Il s’assit en face de Catherine, qui tenait les yeux fixés sur lui ; elle semblait craindre qu’il ne disparût si elle les détournait un instant. Lui ne leva pas souvent les yeux sur elle. Un rapide regard de temps à autre suffisait ; mais ce regard reflétait, chaque fois avec plus d’assurance, le délice dissimulé qu’il buvait dans le sien. Ils étaient trop absorbés dans leur joie mutuelle pour se sentir embarrassés. Il n’en était pas de même pour Mr Edgard : il pâlissait de contrariété. Ce sentiment atteignit le comble quand sa femme se leva et, s’approchant de Heathcliff, lui saisit de nouveau les mains, en riant d’un air égaré.
— Demain, je m’imaginerai avoir rêvé, s’écria-t-elle. Je ne pourrai pas croire que je vous ai vu, que je vous ai touché, que je vous ai parlé encore une fois. Et pourtant, cruel Heathcliff, vous ne méritez pas cet accueil. Rester trois ans absent, sans donner signe de vie, et sans jamais penser à moi !
— Un peu plus que vous n’avez pensé à moi, murmura-t-il. J’ai appris votre mariage, Cathy, il n’y a pas longtemps. Pendant que j’attendais en bas, dans la cour, je méditais ce projet : entrevoir simplement votre visage, recevoir en retour un regard de surprise, peut-être, et de plaisir affecté ; puis régler mon compte avec Hindley, et enfin prévenir la loi en me faisant justice moi-même. Votre accueil m’a fait sortir ces idées de l’esprit ; mais prenez garde de ne pas me recevoir d’un autre air la prochaine fois ! Non, vous ne me chasserez plus. Vous étiez réellement inquiète pour moi, n’est-ce pas ? Eh bien, il y avait de quoi. J’ai mené un dur combat dans la vie, depuis le jour que j’ai cessé d’entendre votre voix ; il faut me pardonner, car c’est uniquement pour vous que je luttais !... »
*
Le roman et ses personnages
L’intrigue se déroule sur plusieurs décennies et est pleine de retournements de situation, de drame et de passion.
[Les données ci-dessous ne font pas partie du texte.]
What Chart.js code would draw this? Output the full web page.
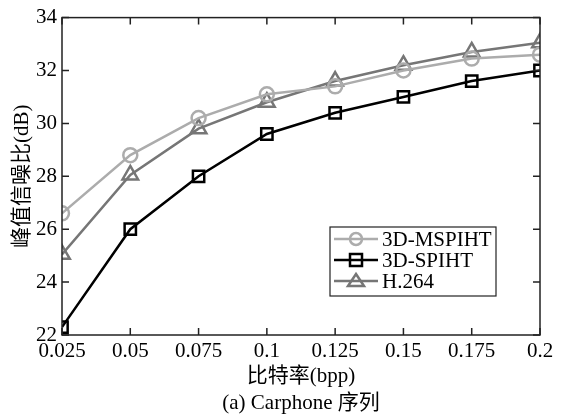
<!DOCTYPE html>
<html>
<head>
<meta charset="utf-8">
<script src="https://cdn.jsdelivr.net/npm/chart.js@4"></script>
<style>
  html, body { margin: 0; padding: 0; background: #fff; }
  #wrap { width: 564px; height: 417px; }
</style>
</head>
<body>
<div id="wrap"><canvas id="c" width="564" height="417"></canvas></div>
<script>
const bitrates = [0.025, 0.05, 0.075, 0.1, 0.125, 0.15, 0.175, 0.2];
const xTickLabels = ['0.025', '0.05', '0.075', '0.1', '0.125', '0.15', '0.175', '0.2'];
const yTicks = [22, 24, 26, 28, 30, 32, 34];

const mspiht = [26.6, 28.8, 30.2, 31.1, 31.4, 32.0, 32.45, 32.6];
const spiht  = [22.3, 26.0, 28.0, 29.6, 30.4, 31.0, 31.6, 32.0];
const h264   = [25.05, 28.05, 29.8, 30.8, 31.6, 32.2, 32.7, 33.05];

const FONT = '"Liberation Serif", "Noto Sans CJK SC", serif';

function pts(vals) {
  return vals.map((v, i) => ({ x: bitrates[i], y: v }));
}

const series = [
  { label: '3D-MSPIHT', data: mspiht, color: '#acacac', style: 'circle', r: 7 },
  { label: '3D-SPIHT', data: spiht, color: '#000000', style: 'rect', r: 8 },
  { label: 'H.264', data: h264, color: '#767676', style: 'triangle', r: 9 },
];

// inward ticks on all four sides plus the legend box
const boxPlugin = {
  id: 'boxPlugin',
  afterDraw(chart) {
    const ctx = chart.ctx;
    const a = chart.chartArea;
    const xs = chart.scales.x, ys = chart.scales.y;
    ctx.save();
    ctx.strokeStyle = '#222';
    ctx.lineWidth = 1.5;
    ctx.strokeRect(a.left, a.top, a.right - a.left, a.bottom - a.top);
    ctx.beginPath();
    bitrates.forEach(v => {
      const px = xs.getPixelForValue(v);
      ctx.moveTo(px, a.bottom); ctx.lineTo(px, a.bottom - 7);
      ctx.moveTo(px, a.top); ctx.lineTo(px, a.top + 7);
    });
    yTicks.forEach(v => {
      const py = ys.getPixelForValue(v);
      ctx.moveTo(a.left, py); ctx.lineTo(a.left + 7, py);
      ctx.moveTo(a.right, py); ctx.lineTo(a.right - 7, py);
    });
    ctx.stroke();

    // legend
    const lx = 330, ly = 227, lw = 166, lh = 69;
    ctx.fillStyle = '#fff';
    ctx.fillRect(lx, ly, lw, lh);
    ctx.lineWidth = 1.2;
    ctx.strokeStyle = '#222';
    ctx.strokeRect(lx, ly, lw, lh);
    ctx.font = '21px ' + FONT;
    ctx.textBaseline = 'middle';
    series.forEach((s, i) => {
      const cy = ly + 12 + i * 21;
      ctx.strokeStyle = s.color;
      ctx.lineWidth = 2.5;
      ctx.beginPath();
      ctx.moveTo(lx + 4, cy); ctx.lineTo(lx + 48, cy);
      ctx.stroke();
      const mx = lx + 26;
      ctx.beginPath();
      if (s.style === 'circle') {
        ctx.arc(mx, cy, 6, 0, Math.PI * 2);
      } else if (s.style === 'rect') {
        ctx.rect(mx - 6, cy - 6, 12, 12);
      } else {
        ctx.moveTo(mx, cy - 7); ctx.lineTo(mx + 8, cy + 5); ctx.lineTo(mx - 8, cy + 5); ctx.closePath();
      }
      ctx.stroke();
      ctx.fillStyle = '#000';
      ctx.fillText(s.label, lx + 52, cy + 1);
    });
    ctx.restore();
  }
};

new Chart(document.getElementById('c'), {
  type: 'line',
  data: {
    datasets: series.map(s => ({
      label: s.label,
      data: pts(s.data),
      borderColor: s.color,
      backgroundColor: 'rgba(0,0,0,0)',
      borderWidth: 2.5,
      pointStyle: s.style,
      pointRadius: s.r,
      pointBorderWidth: 2.5,
      pointBorderColor: s.color,
      pointBackgroundColor: 'rgba(0,0,0,0)',
      tension: 0,
    }))
  },
  options: {
    responsive: false,
    animation: false,
    layout: { padding: { left: 0, right: 24, top: 16, bottom: 0 } },
    plugins: { legend: { display: false }, tooltip: { enabled: false } },
    scales: {
      x: {
        type: 'linear',
        min: 0.025, max: 0.2,
        afterBuildTicks(scale) { scale.ticks = bitrates.map(v => ({ value: v })); },
        afterFit(scale) { scale.height = 82; },
        grid: { display: false, drawTicks: false },
        border: { display: false },
        ticks: {
          color: '#000',
          padding: 4,
          font: { family: FONT, size: 21 },
          callback: (v, i) => xTickLabels[i],
          maxRotation: 0,
          autoSkip: false,
        },
        title: {
          display: true,
          text: ['比特率(bpp)', '(a) Carphone 序列'],
          color: '#000',
          font: { family: FONT, size: 21, lineHeight: 1.3 },
          padding: { top: 0, bottom: 0 },
        },
      },
      y: {
        min: 22, max: 34,
        afterBuildTicks(scale) { scale.ticks = yTicks.map(v => ({ value: v })); },
        afterFit(scale) { scale.width = 62; },
        grid: { display: false, drawTicks: false },
        border: { display: false },
        ticks: {
          color: '#000',
          padding: 5,
          font: { family: FONT, size: 21 },
        },
        title: {
          display: true,
          text: '峰值信噪比(dB)',
          color: '#000',
          font: { family: FONT, size: 21 },
          padding: { top: 10, bottom: 0 },
        },
      },
    },
  },
  plugins: [boxPlugin],
});
</script>
</body>
</html>
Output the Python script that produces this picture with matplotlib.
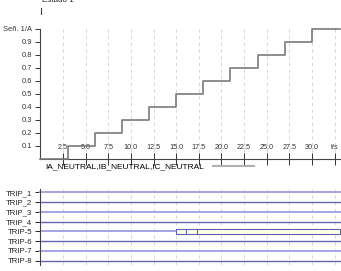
import matplotlib
matplotlib.use('Agg')
import matplotlib.pyplot as plt
from matplotlib.lines import Line2D
from matplotlib.patches import Rectangle

plt.rcParams['font.family'] = ['Liberation Sans', 'DejaVu Sans']

# analog channel: staircase current
step_times = [0, 3, 6, 9, 12, 15, 18, 21, 24, 27, 30, 33.1]
step_vals = [0.0, 0.1, 0.2, 0.3, 0.4, 0.5, 0.6, 0.7, 0.8, 0.9, 1.0, 1.0]
series_name = 'IA_NEUTRAL,IB_NEUTRAL,IC_NEUTRAL'

x_ticks = [2.5, 5.0, 7.5, 10.0, 12.5, 15.0, 17.5, 20.0, 22.5, 25.0, 27.5, 30.0, 32.5]
x_labels = ['2.5', '5.0', '7.5', '10.0', '12.5', '15.0', '17.5', '20.0',
            '22.5', '25.0', '27.5', '30.0', 't/s']
y_ticks = [0.1, 0.2, 0.3, 0.4, 0.5, 0.6, 0.7, 0.8, 0.9, 1.0]
y_labels = ['0.1', '0.2', '0.3', '0.4', '0.5', '0.6', '0.7', '0.8', '0.9', 'Señ. 1/A']

# digital channels
trip_labels = ['TRIP_1', 'TRIP_2', 'TRIP_3', 'TRIP_4', 'TRIP-5', 'TRIP-6', 'TRIP-7', 'TRIP-8']
trip5_on = 15.0
trip5_marks = [16.1, 17.3]
t_end = 33.1

W, H = 341, 271
fig = plt.figure(figsize=(W / 100, H / 100), dpi=100)

grid_kw = dict(color='#d0d0d0', lw=0.6, ls=(0, (4, 4)), zorder=0)

# ---- analog plot
ax1 = fig.add_axes([40.4 / W, 0.4148, 0.8786, 0.4789])
for t in x_ticks:
    ax1.axvline(t, **grid_kw)
ax1.plot(step_times, step_vals, drawstyle='steps-post', color='#7a7a7a', lw=1.2,
         clip_on=False, zorder=3)
ax1.set_xlim(0, t_end)
ax1.set_ylim(0, 1.0)
ax1.set_xticks(x_ticks)
ax1.set_xticklabels(x_labels)
ax1.set_yticks(y_ticks)
ax1.set_yticklabels(y_labels)
ax1.tick_params(axis='x', direction='inout', length=8, width=0.7, pad=-14.5,
                labelsize=5.2, colors='#333333')
ax1.tick_params(axis='y', direction='out', length=3.4, width=0.7, pad=2.5,
                labelsize=5.4, colors='#333333')
for s in ['top', 'right']:
    ax1.spines[s].set_visible(False)
for s in ['left', 'bottom']:
    ax1.spines[s].set_color('#444444')
    ax1.spines[s].set_linewidth(0.8)

handle = Line2D([], [], color='#b0b0b0', lw=1.5)
fig.legend([handle], [series_name], loc='center left',
           bbox_to_anchor=(45.5 / W, 1 - 166.5 / H), frameon=False, fontsize=6.0,
           markerfirst=False, handlelength=5.0, handletextpad=1.0,
           borderpad=0, borderaxespad=0)

fig.text(42 / W, 1 - 1.5 / H, 'Estado 1', fontsize=5.8, color='#222222', va='baseline')
fig.add_artist(Line2D([40.7 / W, 40.7 / W], [1 - 8 / H, 1 - 14 / H],
                      color='#444444', lw=0.8))

# ---- digital plot
ax2 = fig.add_axes([40.4 / W, 0.0221, 0.8786, 0.2805])
for t in x_ticks:
    ax2.axvline(t, **grid_kw)
rows = list(range(len(trip_labels), 0, -1))
for i, (lab, y) in enumerate(zip(trip_labels, rows)):
    col = '#a4a4e4' if i % 2 == 0 else '#6464b4'
    lw = 1.4 if i % 2 == 0 else 1.0
    if lab == 'TRIP-5':
        ax2.plot([0, trip5_on], [y, y], color=col, lw=lw, zorder=2)
        ax2.add_patch(Rectangle((trip5_on, y - 0.27), t_end - trip5_on, 0.54,
                                facecolor='#ffffe6', edgecolor='#6060b0', lw=0.8,
                                zorder=3, clip_on=False))
        for m in trip5_marks:
            ax2.plot([m, m], [y - 0.27, y + 0.27], color='#6060b0', lw=0.8, zorder=4)
    else:
        ax2.plot([0, t_end], [y, y], color=col, lw=lw, zorder=2, clip_on=False)
ax2.set_xlim(0, t_end)
ax2.set_ylim(0.55, 8.35)
ax2.set_yticks(rows)
ax2.set_yticklabels(trip_labels)
ax2.set_xticks([])
ax2.tick_params(axis='y', direction='out', length=3.4, width=0.7, pad=2.5,
                labelsize=5.6, colors='#222222')
for s in ['top', 'right', 'bottom']:
    ax2.spines[s].set_visible(False)
ax2.spines['left'].set_color('#444444')
ax2.spines['left'].set_linewidth(0.8)

fig.savefig('out.png', dpi=100)
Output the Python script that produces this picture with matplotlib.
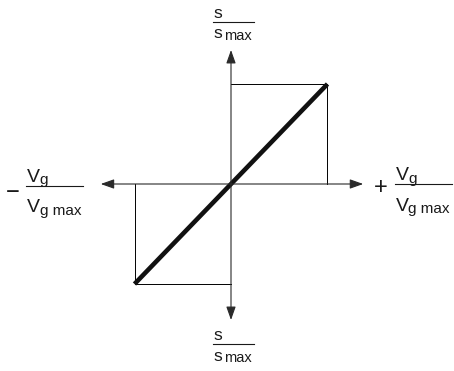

Elle raconte l’histoire d’amour tragique entre Heathcliff et Catherine, deux jeunes gens élevés ensemble dans la campagne désolée et rude du Nord de l’Angleterre : les Yorshire Moors. Le récit contient plusieurs couches de narration et est principalement raconté par Mme Dean, la domestique de la famille. La relation compliquée qu’entretiennent Heathcliff et Catherine, et l’impact manifeste des deux protagonistes sur les autres personnages, sont au cœur même du roman.
De nombreux thèmes, très pertinents encore aujourd’hui, sont abordés dans ce roman : l’amour, la vengeance, la dualité, la passion, la cruauté, la jalousie, le statut social et les conflits entre classes, la condition féminine,
l’héritage, la religion, le combat entre les attentes sociales et les désirs individuels... Le tout dans un cadre sombre, montagneux et sauvage, battu par le vent.
Les propres conflits émotionnels et sociaux des personnages, menés dans une maison sinistre, hantée par les fantômes du passé, sont à l’image même de cette nature imprévisible, d’où découlent de fréquentes et violentes tempêtes ; ces landes rudes du Yorshire, inhospitalières et abandonnées, comme elles sont décrites par l’auteure d’une manière très poétique.
Le personnage d’Heathcliff est particulièrement complexe et ambigu. Sombre, mystérieux et tourmenté, il est hanté par son amour pour Catherine et obsédé par la vengeance. Il a d’ailleurs du mal à dissocier sa souffrance et sa douleur, de l’amour qu’il éprouve pour elle et de son désir de vengeance.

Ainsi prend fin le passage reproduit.